The Architecture of Deception: What Victims Don’t Know
The Criminal’s Playbook
Most fundamentally, victims operate without knowledge of the sophisticated playbooks scammers follow. These aren’t random acts of deception but carefully crafted methodologies refined through years of practice and shared across criminal networks. Scammers understand psychological triggers that most people don’t even know exist. They recognize that humans are wired to respond to authority, scarcity, social proof, and emotional connection, all elements they systematically weaponize.
Victims typically enter interactions without awareness that they’re being evaluated against a psychological profile. Scammers assess openness to authority figures, recent life transitions, loneliness, financial circumstances, and dozens of other data points. They know exactly which emotional buttons to push and in what sequence, creating a manipulated journey that feels authentic to the victim but follows a predetermined criminal script.
The Mechanics of Grooming and Manipulation
Perhaps the most significant knowledge gap exists in understanding the mechanics of grooming and manipulation.
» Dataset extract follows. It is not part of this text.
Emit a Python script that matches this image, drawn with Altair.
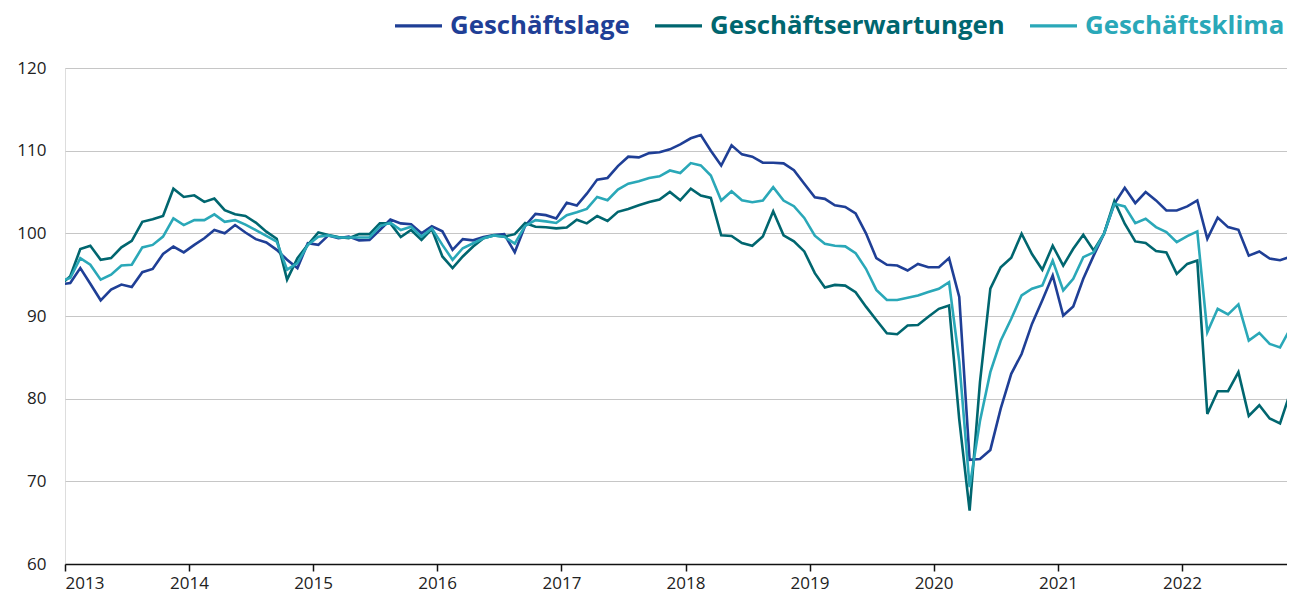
import altair as alt
import pandas as pd

# Monthly values, Dec 2012 .. Dec 2022 (mid-month positions)
lage = [93.8,
    94.0, 95.8, 93.9, 91.9, 93.2, 93.8, 93.5, 95.3, 95.7, 97.5, 98.4, 97.7,
    98.6, 99.4, 100.4, 100.0, 101.0, 100.1, 99.3, 98.9, 98.0, 96.8, 95.8, 98.8,
    98.6, 99.75, 99.4, 99.6, 99.15, 99.2, 100.4, 101.66, 101.2, 101.1, 100.0, 100.85,
    100.24, 98.0, 99.3, 99.15, 99.55, 99.8, 99.9, 97.7, 100.9, 102.35, 102.2, 101.8,
    103.7, 103.36, 104.8, 106.5, 106.7, 108.14, 109.27, 109.19, 109.7, 109.8, 110.16, 110.77,
    111.5, 111.9, 110.0, 108.2, 110.65, 109.55, 109.27, 108.54, 108.54, 108.46, 107.65, 105.99,
    104.37, 104.17, 103.4, 103.2, 102.4, 100.0, 97.0, 96.2, 96.1, 95.5, 96.3, 95.9,
    95.9, 97.0, 92.3, 72.6, 72.7, 73.8, 78.8, 83.0, 85.4, 89.05, 91.9, 94.9,
    90.06, 91.15, 94.5, 97.3, 99.95, 103.58, 105.5, 103.66, 104.99, 103.98, 102.77, 102.77,
    103.26, 103.98, 99.34, 101.9, 100.75, 100.43, 97.3, 97.8, 96.95, 96.75, 97.15, 97.5]

erwartungen = [93.7,
    94.8, 98.1, 98.5, 96.8, 97.0, 98.3, 99.1, 101.4, 101.7, 102.1, 105.4, 104.4,
    104.6, 103.8, 104.2, 102.8, 102.3, 102.1, 101.3, 100.2, 99.35, 94.4, 97.0, 98.6,
    100.1, 99.8, 99.55, 99.4, 99.9, 99.9, 101.2, 101.2, 99.55, 100.4, 99.2, 100.5,
    97.2, 95.8, 97.2, 98.4, 99.4, 99.75, 99.6, 99.9, 101.25, 100.8, 100.73, 100.6,
    100.7, 101.65, 101.2, 102.1, 101.5, 102.6, 102.95, 103.4, 103.8, 104.1, 105.0, 104.0,
    105.4, 104.57, 104.29, 99.76, 99.68, 98.82, 98.5, 99.63, 102.67, 99.76, 99.03, 97.81,
    95.18, 93.44, 93.76, 93.68, 92.87, 91.13, 89.51, 87.9, 87.8, 88.85, 88.9, 89.9,
    90.87, 91.27, 77.5, 66.45, 82.0, 93.3, 95.9, 97.04, 99.95, 97.5, 95.6, 98.5,
    96.1, 98.13, 99.83, 97.93, 99.95, 103.9, 101.16, 99.02, 98.82, 97.85, 97.7, 95.1,
    96.3, 96.7, 78.15, 80.9, 80.9, 83.2, 77.9, 79.2, 77.6, 77.0, 80.8, 84.0]

klima = [94.2,
    94.6, 97.0, 96.2, 94.4, 95.0, 96.1, 96.2, 98.3, 98.6, 99.6, 101.8, 101.0,
    101.6, 101.6, 102.3, 101.4, 101.6, 101.05, 100.4, 99.7, 99.0, 95.6, 96.4, 98.6,
    99.6, 99.75, 99.5, 99.5, 99.5, 99.5, 100.85, 101.3, 100.4, 100.8, 99.6, 100.6,
    98.6, 96.8, 98.2, 98.8, 99.4, 99.75, 99.6, 98.75, 100.9, 101.6, 101.45, 101.25,
    102.2, 102.55, 102.95, 104.4, 104.0, 105.3, 106.0, 106.3, 106.7, 106.9, 107.6, 107.3,
    108.5, 108.22, 107.0, 103.97, 105.1, 104.0, 103.76, 103.97, 105.59, 103.97, 103.28, 101.86,
    99.72, 98.74, 98.5, 98.42, 97.61, 95.71, 93.16, 91.94, 91.94, 92.2, 92.48, 92.9,
    93.3, 94.1, 84.5, 69.3, 77.3, 83.2, 87.0, 89.66, 92.5, 93.3, 93.7, 96.7,
    93.1, 94.5, 97.12, 97.7, 99.95, 103.58, 103.26, 101.24, 101.76, 100.75, 100.15, 98.94,
    99.67, 100.23, 88.04, 90.87, 90.18, 91.4, 87.03, 87.96, 86.63, 86.2, 88.5, 91.0]

series_names = ["Geschäftslage", "Geschäftserwartungen", "Geschäftsklima"]
series_colors = ["#1f3f96", "#00666f", "#2aa8b8"]
year_ticks = list(range(2013, 2023))
y_ticks = [60, 70, 80, 90, 100, 110, 120]

months = pd.date_range("2012-12-01", "2022-12-01", freq="MS")
mids = months + (months + pd.offsets.MonthBegin(1) - months) / 2
date_str = [d.strftime("%Y-%m-%dT%H:%M:%S") for d in mids]

rows = []
for name, vals in zip(series_names, [lage, erwartungen, klima]):
    for d, v in zip(date_str, vals):
        rows.append({"Datum": d, "Wert": v, "Reihe": name})
df = pd.DataFrame(rows)

plot_w, plot_h = 1222, 496
start = pd.Timestamp("2013-01-01")
px_per_day = 1117 / (pd.Timestamp("2022-01-01") - start).days
end = start + pd.Timedelta(days=plot_w / px_per_day)

label_expr = ""
for n, c in zip(series_names[:-1], series_colors[:-1]):
    label_expr += f"datum.label == '{n}' ? '{c}' : "
label_expr += f"'{series_colors[-1]}'"

chart = alt.Chart(df).mark_line(strokeWidth=2.6, clip=True).encode(
    x=alt.X("Datum:T",
            scale=alt.Scale(domain=[start.strftime("%Y-%m-%dT00:00:00"),
                                    end.strftime("%Y-%m-%dT%H:%M:%S")], nice=False),
            axis=alt.Axis(title=None, values=[alt.DateTime(year=y, month=1, date=1) for y in year_ticks],
                          format="%Y", grid=False, domainColor="#111", domainWidth=1.6,
                          tickColor="#111", tickWidth=1.5, tickSize=7, labelPadding=4,
                          labelFont="Open Sans", labelFontSize=17, labelColor="#222")),
    y=alt.Y("Wert:Q",
            scale=alt.Scale(domain=[60, 120], nice=False, zero=False),
            axis=alt.Axis(title=None, values=y_ticks, grid=True, gridColor="#c6c6c6",
                          gridWidth=1, domain=False, ticks=False, labelPadding=19,
                          minExtent=57, labelFont="Open Sans", labelFontSize=17,
                          labelColor="#222")),
    color=alt.Color("Reihe:N",
                    scale=alt.Scale(domain=series_names, range=series_colors),
                    legend=alt.Legend(title=None, orient="none", legendX=328, legendY=-68,
                                      direction="horizontal", symbolType="stroke",
                                      symbolSize=2209, symbolStrokeWidth=3.2,
                                      labelFont="Open Sans", labelFontSize=25.8,
                                      labelFontWeight="bold", labelOffset=6,
                                      labelLimit=600, columnPadding=18,
                                      labelColor=alt.ExprRef(label_expr))),
    order=alt.Order("Reihe:N", sort="descending"),
).properties(
    width=plot_w, height=plot_h,
    autosize=alt.AutoSizeParams(type="none"),
    padding={"left": 57, "top": 60, "right": 0, "bottom": 34},
).configure_view(stroke=None).configure(background="white")

chart.save("out.html", embed_options={"renderer": "svg", "actions": False})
Most people believe they’re too intelligent or too cautious to fall for manipulation, a dangerous misconception that itself creates vulnerability.
Scammers employ techniques like “future faking” (painting an elaborate picture of a shared future that will never materialize), “mirroring” (adopting the victim’s values, interests, and communication style to create false familiarity), and “manufacturing crises” (creating situations that require the victim’s help or money). They understand cognitive biases like confirmation bias (seeking information that confirms what we already believe) and sunk cost fallacy (continuing a behavior because of previously invested resources).
Without knowledge of these techniques, victims don’t recognize the invisible strings being pulled. They experience the manipulated emotions as genuine, not understanding that they’re responding to artificially engineered situations designed to bypass rational thought.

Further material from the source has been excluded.